PROBLEM TO SOLVE :: Set down the lines from the one containing "Recreate this image" to the one containing "radius=539, y radius=555];", both lines included, exactly as they stand and with no other lines.

Rows from a dataset of charts and code ::
** Begin **

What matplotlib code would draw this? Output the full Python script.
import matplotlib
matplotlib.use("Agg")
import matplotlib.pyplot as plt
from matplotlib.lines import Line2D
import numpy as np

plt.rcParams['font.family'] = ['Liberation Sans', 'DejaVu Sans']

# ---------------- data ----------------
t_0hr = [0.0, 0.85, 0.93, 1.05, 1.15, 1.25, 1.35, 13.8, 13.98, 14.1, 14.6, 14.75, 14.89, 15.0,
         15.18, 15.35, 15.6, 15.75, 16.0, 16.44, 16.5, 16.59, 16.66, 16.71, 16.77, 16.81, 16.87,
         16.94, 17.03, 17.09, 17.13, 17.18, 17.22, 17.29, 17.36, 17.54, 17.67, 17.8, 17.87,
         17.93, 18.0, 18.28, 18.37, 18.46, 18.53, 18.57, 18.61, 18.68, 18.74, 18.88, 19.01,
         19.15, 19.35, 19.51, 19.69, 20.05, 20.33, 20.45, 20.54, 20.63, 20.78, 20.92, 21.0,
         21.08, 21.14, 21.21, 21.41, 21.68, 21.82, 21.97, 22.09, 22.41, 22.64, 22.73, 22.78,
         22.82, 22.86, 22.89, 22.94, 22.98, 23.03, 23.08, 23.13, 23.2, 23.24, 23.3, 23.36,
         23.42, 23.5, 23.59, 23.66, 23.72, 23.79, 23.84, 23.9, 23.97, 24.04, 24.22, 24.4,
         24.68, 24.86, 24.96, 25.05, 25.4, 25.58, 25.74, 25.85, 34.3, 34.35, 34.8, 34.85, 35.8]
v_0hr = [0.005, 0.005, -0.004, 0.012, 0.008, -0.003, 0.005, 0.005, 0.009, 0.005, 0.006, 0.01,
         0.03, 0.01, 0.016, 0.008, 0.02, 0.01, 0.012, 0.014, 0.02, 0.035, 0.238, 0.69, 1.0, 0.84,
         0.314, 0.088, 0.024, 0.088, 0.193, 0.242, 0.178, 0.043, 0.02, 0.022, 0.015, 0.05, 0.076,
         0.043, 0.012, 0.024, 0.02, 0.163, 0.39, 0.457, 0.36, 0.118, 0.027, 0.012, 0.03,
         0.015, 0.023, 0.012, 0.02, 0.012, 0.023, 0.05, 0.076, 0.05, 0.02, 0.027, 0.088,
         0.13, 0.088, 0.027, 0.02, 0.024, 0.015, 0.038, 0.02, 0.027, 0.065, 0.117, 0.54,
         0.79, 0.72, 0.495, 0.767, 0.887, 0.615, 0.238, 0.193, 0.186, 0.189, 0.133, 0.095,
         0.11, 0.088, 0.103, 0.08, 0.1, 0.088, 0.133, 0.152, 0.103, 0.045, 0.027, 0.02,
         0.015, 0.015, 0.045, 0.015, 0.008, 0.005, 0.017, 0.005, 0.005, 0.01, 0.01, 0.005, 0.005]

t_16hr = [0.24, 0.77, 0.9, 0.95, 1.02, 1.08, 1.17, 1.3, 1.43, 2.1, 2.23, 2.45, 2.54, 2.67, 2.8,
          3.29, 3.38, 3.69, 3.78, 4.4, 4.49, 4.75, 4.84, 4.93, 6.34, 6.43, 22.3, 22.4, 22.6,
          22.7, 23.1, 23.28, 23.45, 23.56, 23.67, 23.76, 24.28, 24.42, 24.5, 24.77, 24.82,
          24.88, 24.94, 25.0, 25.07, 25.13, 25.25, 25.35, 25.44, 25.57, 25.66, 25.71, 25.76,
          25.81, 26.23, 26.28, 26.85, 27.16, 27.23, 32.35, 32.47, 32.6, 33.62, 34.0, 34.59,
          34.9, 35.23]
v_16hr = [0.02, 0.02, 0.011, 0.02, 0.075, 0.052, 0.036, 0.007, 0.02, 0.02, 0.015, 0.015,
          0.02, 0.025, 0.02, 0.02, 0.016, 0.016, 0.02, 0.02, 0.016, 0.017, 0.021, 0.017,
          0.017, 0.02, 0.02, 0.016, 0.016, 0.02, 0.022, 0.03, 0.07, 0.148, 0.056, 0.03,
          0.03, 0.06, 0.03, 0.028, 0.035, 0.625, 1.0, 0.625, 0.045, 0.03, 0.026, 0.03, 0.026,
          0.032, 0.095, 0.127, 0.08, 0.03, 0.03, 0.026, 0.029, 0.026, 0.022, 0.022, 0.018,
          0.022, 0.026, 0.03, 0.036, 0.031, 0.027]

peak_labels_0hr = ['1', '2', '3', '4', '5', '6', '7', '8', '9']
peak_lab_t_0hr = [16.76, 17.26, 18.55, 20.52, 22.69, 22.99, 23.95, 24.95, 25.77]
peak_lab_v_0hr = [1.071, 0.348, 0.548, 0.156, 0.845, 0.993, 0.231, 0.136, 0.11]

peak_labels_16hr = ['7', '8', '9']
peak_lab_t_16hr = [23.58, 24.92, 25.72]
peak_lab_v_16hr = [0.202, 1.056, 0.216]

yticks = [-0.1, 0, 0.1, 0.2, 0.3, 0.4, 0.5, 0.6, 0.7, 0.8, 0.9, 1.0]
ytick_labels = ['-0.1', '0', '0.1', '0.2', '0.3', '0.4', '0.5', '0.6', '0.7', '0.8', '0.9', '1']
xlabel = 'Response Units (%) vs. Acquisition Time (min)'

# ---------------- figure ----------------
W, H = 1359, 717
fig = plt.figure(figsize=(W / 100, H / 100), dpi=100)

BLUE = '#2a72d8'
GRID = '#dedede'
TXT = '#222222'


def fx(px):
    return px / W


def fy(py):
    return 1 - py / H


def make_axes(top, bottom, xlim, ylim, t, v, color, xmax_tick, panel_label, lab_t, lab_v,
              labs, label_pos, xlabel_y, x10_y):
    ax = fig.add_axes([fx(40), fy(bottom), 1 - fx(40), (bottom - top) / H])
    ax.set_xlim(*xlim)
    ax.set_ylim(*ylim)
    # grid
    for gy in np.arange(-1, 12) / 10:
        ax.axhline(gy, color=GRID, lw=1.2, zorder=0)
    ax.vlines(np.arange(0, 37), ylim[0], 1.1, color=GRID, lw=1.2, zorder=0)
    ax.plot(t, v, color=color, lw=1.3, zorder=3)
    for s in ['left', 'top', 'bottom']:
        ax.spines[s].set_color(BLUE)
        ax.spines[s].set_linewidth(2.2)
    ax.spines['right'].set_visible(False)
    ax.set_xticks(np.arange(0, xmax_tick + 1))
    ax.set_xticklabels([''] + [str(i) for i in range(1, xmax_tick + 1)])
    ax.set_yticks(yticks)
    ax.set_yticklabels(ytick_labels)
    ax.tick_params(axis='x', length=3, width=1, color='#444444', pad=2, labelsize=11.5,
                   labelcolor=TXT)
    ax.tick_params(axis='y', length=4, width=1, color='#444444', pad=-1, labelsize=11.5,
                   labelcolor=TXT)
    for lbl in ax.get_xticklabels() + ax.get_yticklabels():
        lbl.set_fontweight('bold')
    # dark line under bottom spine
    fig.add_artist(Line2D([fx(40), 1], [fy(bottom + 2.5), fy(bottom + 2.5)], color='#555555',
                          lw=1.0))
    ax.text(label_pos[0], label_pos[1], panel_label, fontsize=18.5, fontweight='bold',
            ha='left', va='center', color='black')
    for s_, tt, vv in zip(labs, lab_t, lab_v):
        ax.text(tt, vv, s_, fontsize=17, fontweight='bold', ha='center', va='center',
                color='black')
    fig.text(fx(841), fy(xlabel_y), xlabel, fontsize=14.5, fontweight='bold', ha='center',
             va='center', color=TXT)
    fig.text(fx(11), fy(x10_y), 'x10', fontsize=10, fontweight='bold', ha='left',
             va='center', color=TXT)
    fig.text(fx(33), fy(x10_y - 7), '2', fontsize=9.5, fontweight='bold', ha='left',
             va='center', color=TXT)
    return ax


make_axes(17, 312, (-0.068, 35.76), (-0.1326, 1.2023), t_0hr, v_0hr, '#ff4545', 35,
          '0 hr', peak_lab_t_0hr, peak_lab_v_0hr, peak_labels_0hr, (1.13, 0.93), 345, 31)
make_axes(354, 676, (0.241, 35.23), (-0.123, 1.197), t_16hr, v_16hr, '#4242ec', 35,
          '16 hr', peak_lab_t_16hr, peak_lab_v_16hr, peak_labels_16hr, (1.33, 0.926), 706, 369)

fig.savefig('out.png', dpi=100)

** End **
** Begin **

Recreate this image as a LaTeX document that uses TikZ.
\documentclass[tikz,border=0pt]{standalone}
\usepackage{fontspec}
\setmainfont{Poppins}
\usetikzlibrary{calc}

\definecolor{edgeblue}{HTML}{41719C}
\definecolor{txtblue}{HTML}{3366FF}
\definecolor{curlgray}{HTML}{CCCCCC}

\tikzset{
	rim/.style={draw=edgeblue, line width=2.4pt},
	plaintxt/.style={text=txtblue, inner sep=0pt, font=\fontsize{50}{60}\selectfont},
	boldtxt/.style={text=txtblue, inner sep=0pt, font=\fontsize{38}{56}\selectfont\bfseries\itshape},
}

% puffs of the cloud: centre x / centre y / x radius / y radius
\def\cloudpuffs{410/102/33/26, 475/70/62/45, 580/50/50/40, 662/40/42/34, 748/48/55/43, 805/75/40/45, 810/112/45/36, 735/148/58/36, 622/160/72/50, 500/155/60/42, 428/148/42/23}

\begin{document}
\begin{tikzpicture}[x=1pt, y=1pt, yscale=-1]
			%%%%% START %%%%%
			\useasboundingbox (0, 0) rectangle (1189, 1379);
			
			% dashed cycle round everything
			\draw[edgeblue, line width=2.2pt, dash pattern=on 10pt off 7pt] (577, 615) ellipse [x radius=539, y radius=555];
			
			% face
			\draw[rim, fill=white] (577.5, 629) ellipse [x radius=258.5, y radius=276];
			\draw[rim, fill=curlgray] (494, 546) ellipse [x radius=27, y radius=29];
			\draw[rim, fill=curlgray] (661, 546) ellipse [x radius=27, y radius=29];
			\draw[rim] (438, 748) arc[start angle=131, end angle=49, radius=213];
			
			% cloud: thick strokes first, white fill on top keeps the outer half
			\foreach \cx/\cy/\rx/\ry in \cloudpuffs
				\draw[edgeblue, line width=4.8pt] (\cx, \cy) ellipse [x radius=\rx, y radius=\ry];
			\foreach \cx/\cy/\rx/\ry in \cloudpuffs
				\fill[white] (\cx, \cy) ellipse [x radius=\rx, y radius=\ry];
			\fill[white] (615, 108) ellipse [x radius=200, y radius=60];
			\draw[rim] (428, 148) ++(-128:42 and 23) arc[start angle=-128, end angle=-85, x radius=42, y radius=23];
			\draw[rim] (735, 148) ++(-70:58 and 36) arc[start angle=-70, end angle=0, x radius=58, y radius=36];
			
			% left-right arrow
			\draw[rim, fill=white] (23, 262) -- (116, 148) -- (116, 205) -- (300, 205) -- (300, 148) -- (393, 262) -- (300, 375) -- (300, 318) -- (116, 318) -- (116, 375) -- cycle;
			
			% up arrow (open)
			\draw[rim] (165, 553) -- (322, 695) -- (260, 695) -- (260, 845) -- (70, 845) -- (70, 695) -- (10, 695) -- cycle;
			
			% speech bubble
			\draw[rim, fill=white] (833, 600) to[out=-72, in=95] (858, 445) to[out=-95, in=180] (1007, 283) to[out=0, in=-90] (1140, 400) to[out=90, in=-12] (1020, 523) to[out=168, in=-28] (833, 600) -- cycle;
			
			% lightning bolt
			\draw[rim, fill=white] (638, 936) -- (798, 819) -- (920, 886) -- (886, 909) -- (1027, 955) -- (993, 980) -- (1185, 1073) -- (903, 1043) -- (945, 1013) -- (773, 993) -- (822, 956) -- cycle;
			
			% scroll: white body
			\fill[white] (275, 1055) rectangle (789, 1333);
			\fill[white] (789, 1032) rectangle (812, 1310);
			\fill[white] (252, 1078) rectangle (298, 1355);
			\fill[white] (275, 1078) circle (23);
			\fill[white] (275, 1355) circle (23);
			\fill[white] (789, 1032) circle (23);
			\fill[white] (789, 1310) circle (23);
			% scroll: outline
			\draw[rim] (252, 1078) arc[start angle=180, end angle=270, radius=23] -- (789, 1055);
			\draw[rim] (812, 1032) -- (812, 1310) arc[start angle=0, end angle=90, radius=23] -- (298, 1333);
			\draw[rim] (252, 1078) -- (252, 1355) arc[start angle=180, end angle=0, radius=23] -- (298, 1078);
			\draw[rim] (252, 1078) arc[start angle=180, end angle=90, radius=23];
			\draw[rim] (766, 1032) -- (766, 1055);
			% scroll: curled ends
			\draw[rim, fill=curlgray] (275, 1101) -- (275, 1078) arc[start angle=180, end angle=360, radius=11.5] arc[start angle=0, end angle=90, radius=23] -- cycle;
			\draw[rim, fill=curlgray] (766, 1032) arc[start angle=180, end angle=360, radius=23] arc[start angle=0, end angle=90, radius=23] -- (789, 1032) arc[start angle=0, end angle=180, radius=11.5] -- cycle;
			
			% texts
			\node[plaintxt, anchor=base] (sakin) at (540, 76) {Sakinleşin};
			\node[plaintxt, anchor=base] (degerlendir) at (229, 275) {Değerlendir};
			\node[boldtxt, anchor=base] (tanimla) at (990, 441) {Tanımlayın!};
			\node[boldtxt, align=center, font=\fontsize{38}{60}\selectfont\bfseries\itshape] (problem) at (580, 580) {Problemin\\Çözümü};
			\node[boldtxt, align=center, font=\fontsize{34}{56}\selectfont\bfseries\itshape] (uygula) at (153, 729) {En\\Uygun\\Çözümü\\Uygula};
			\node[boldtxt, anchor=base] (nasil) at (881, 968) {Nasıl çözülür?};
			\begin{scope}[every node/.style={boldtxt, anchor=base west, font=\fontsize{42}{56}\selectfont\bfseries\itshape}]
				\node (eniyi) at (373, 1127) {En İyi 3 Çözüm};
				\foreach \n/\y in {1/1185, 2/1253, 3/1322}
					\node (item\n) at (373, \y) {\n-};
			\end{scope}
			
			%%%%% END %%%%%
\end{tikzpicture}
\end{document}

** End **

COMPLETED EXERCISE ::
Recreate this image as a LaTeX document that uses TikZ.
\documentclass[tikz,border=0pt]{standalone}
\usepackage{fontspec}
\setmainfont{Poppins}
\usetikzlibrary{calc}

\definecolor{edgeblue}{HTML}{41719C}
\definecolor{txtblue}{HTML}{3366FF}
\definecolor{curlgray}{HTML}{CCCCCC}

\tikzset{
	rim/.style={draw=edgeblue, line width=2.4pt},
	plaintxt/.style={text=txtblue, inner sep=0pt, font=\fontsize{50}{60}\selectfont},
	boldtxt/.style={text=txtblue, inner sep=0pt, font=\fontsize{38}{56}\selectfont\bfseries\itshape},
}

% puffs of the cloud: centre x / centre y / x radius / y radius
\def\cloudpuffs{410/102/33/26, 475/70/62/45, 580/50/50/40, 662/40/42/34, 748/48/55/43, 805/75/40/45, 810/112/45/36, 735/148/58/36, 622/160/72/50, 500/155/60/42, 428/148/42/23}

\begin{document}
\begin{tikzpicture}[x=1pt, y=1pt, yscale=-1]
			%%%%% START %%%%%
			\useasboundingbox (0, 0) rectangle (1189, 1379);
			
			% dashed cycle round everything
			\draw[edgeblue, line width=2.2pt, dash pattern=on 10pt off 7pt] (577, 615) ellipse [x radius=539, y radius=555];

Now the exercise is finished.